#### REQUIRED WORK:
Transcribe the whole listing below without changing a word, but leave out every image.

#### RECORDED INFORMATION:
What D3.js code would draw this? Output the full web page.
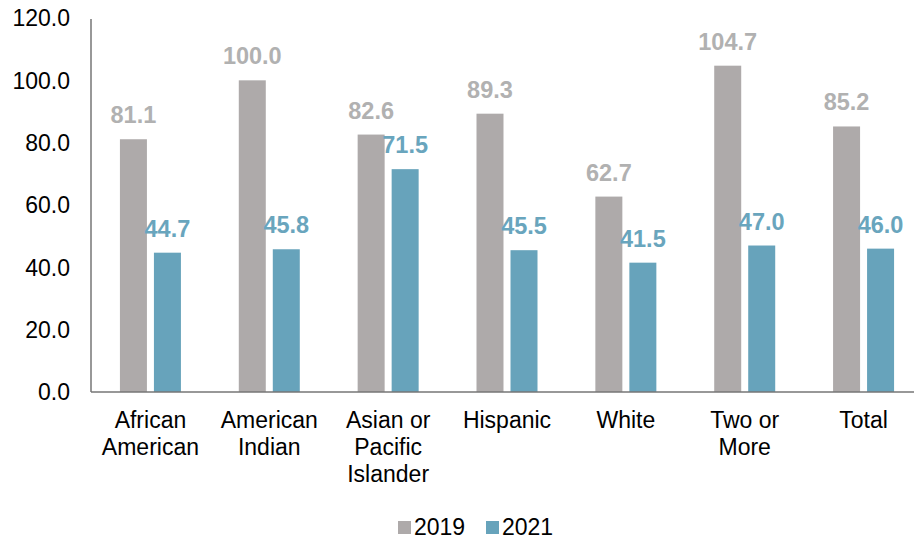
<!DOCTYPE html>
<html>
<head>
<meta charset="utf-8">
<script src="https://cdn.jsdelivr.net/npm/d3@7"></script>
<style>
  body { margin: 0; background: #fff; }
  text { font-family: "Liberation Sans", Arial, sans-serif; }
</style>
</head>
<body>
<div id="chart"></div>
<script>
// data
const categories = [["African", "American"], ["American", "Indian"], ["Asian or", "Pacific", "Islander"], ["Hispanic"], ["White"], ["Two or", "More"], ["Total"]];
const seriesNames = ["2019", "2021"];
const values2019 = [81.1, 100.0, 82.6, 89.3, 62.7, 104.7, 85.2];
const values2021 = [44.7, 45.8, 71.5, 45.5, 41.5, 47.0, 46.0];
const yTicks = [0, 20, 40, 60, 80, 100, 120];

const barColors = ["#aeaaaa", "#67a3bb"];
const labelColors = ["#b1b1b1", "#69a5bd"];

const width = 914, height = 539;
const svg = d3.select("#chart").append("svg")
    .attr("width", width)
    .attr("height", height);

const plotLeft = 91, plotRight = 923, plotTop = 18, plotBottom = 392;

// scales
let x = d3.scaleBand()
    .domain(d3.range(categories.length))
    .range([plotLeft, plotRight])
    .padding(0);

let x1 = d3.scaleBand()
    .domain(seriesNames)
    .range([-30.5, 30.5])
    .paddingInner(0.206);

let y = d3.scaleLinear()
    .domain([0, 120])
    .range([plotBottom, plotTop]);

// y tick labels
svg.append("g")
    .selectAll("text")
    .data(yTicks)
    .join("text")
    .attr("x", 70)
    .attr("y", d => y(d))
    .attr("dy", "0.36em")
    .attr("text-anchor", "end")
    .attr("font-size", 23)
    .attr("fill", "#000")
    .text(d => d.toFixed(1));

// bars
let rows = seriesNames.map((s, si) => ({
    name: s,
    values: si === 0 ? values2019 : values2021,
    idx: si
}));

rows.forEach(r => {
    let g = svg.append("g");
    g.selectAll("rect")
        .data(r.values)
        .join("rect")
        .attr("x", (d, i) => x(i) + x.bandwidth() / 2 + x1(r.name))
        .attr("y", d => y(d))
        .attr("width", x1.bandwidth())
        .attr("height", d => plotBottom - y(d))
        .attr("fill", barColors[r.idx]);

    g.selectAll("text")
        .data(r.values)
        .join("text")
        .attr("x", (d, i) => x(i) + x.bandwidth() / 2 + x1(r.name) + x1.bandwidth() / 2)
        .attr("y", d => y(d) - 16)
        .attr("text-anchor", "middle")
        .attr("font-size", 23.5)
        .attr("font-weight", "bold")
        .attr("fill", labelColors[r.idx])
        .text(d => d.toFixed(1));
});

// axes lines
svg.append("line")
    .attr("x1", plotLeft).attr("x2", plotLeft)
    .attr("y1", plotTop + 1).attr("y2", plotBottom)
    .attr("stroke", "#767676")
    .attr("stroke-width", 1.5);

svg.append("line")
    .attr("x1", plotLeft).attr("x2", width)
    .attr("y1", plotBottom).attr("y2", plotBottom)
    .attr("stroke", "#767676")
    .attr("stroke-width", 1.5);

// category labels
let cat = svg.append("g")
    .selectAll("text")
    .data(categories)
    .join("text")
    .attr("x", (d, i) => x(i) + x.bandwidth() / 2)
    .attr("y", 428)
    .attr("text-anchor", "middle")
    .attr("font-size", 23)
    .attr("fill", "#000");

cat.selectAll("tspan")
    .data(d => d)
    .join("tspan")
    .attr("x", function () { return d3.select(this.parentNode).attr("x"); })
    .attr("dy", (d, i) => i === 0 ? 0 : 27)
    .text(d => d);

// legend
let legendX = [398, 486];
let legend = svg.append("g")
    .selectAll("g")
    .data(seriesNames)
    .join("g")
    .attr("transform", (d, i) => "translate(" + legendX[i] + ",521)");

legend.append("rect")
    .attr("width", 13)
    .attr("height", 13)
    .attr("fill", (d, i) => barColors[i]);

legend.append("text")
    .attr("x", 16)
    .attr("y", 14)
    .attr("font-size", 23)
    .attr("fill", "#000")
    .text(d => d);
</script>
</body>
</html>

#### TASK SOLUTION:
What D3.js code would draw this? Output the full web page.
<!DOCTYPE html>
<html>
<head>
<meta charset="utf-8">
<script src="https://cdn.jsdelivr.net/npm/d3@7"></script>
<style>
  body { margin: 0; background: #fff; }
  text { font-family: "Liberation Sans", Arial, sans-serif; }
</style>
</head>
<body>
<div id="chart"></div>
<script>
// data
const categories = [["African", "American"], ["American", "Indian"], ["Asian or", "Pacific", "Islander"], ["Hispanic"], ["White"], ["Two or", "More"], ["Total"]];
const seriesNames = ["2019", "2021"];
const values2019 = [81.1, 100.0, 82.6, 89.3, 62.7, 104.7, 85.2];
const values2021 = [44.7, 45.8, 71.5, 45.5, 41.5, 47.0, 46.0];
const yTicks = [0, 20, 40, 60, 80, 100, 120];

const barColors = ["#aeaaaa", "#67a3bb"];
const labelColors = ["#b1b1b1", "#69a5bd"];

const width = 914, height = 539;
const svg = d3.select("#chart").append("svg")
    .attr("width", width)
    .attr("height", height);

const plotLeft = 91, plotRight = 923, plotTop = 18, plotBottom = 392;

// scales
let x = d3.scaleBand()
    .domain(d3.range(categories.length))
    .range([plotLeft, plotRight])
    .padding(0);

let x1 = d3.scaleBand()
    .domain(seriesNames)
    .range([-30.5, 30.5])
    .paddingInner(0.206);

let y = d3.scaleLinear()
    .domain([0, 120])
    .range([plotBottom, plotTop]);

// y tick labels
svg.append("g")
    .selectAll("text")
    .data(yTicks)
    .join("text")
    .attr("x", 70)
    .attr("y", d => y(d))
    .attr("dy", "0.36em")
    .attr("text-anchor", "end")
    .attr("font-size", 23)
    .attr("fill", "#000")
    .text(d => d.toFixed(1));

// bars
let rows = seriesNames.map((s, si) => ({
    name: s,
    values: si === 0 ? values2019 : values2021,
    idx: si
}));

rows.forEach(r => {
    let g = svg.append("g");
    g.selectAll("rect")
        .data(r.values)
        .join("rect")
        .attr("x", (d, i) => x(i) + x.bandwidth() / 2 + x1(r.name))
        .attr("y", d => y(d))
        .attr("width", x1.bandwidth())
        .attr("height", d => plotBottom - y(d))
        .attr("fill", barColors[r.idx]);

    g.selectAll("text")
        .data(r.values)
        .join("text")
        .attr("x", (d, i) => x(i) + x.bandwidth() / 2 + x1(r.name) + x1.bandwidth() / 2)
        .attr("y", d => y(d) - 16)
        .attr("text-anchor", "middle")
        .attr("font-size", 23.5)
        .attr("font-weight", "bold")
        .attr("fill", labelColors[r.idx])
        .text(d => d.toFixed(1));
});

// axes lines
svg.append("line")
    .attr("x1", plotLeft).attr("x2", plotLeft)
    .attr("y1", plotTop + 1).attr("y2", plotBottom)
    .attr("stroke", "#767676")
    .attr("stroke-width", 1.5);

svg.append("line")
    .attr("x1", plotLeft).attr("x2", width)
    .attr("y1", plotBottom).attr("y2", plotBottom)
    .attr("stroke", "#767676")
    .attr("stroke-width", 1.5);

// category labels
let cat = svg.append("g")
    .selectAll("text")
    .data(categories)
    .join("text")
    .attr("x", (d, i) => x(i) + x.bandwidth() / 2)
    .attr("y", 428)
    .attr("text-anchor", "middle")
    .attr("font-size", 23)
    .attr("fill", "#000");

cat.selectAll("tspan")
    .data(d => d)
    .join("tspan")
    .attr("x", function () { return d3.select(this.parentNode).attr("x"); })
    .attr("dy", (d, i) => i === 0 ? 0 : 27)
    .text(d => d);

// legend
let legendX = [398, 486];
let legend = svg.append("g")
    .selectAll("g")
    .data(seriesNames)
    .join("g")
    .attr("transform", (d, i) => "translate(" + legendX[i] + ",521)");

legend.append("rect")
    .attr("width", 13)
    .attr("height", 13)
    .attr("fill", (d, i) => barColors[i]);

legend.append("text")
    .attr("x", 16)
    .attr("y", 14)
    .attr("font-size", 23)
    .attr("fill", "#000")
    .text(d => d);
</script>
</body>
</html>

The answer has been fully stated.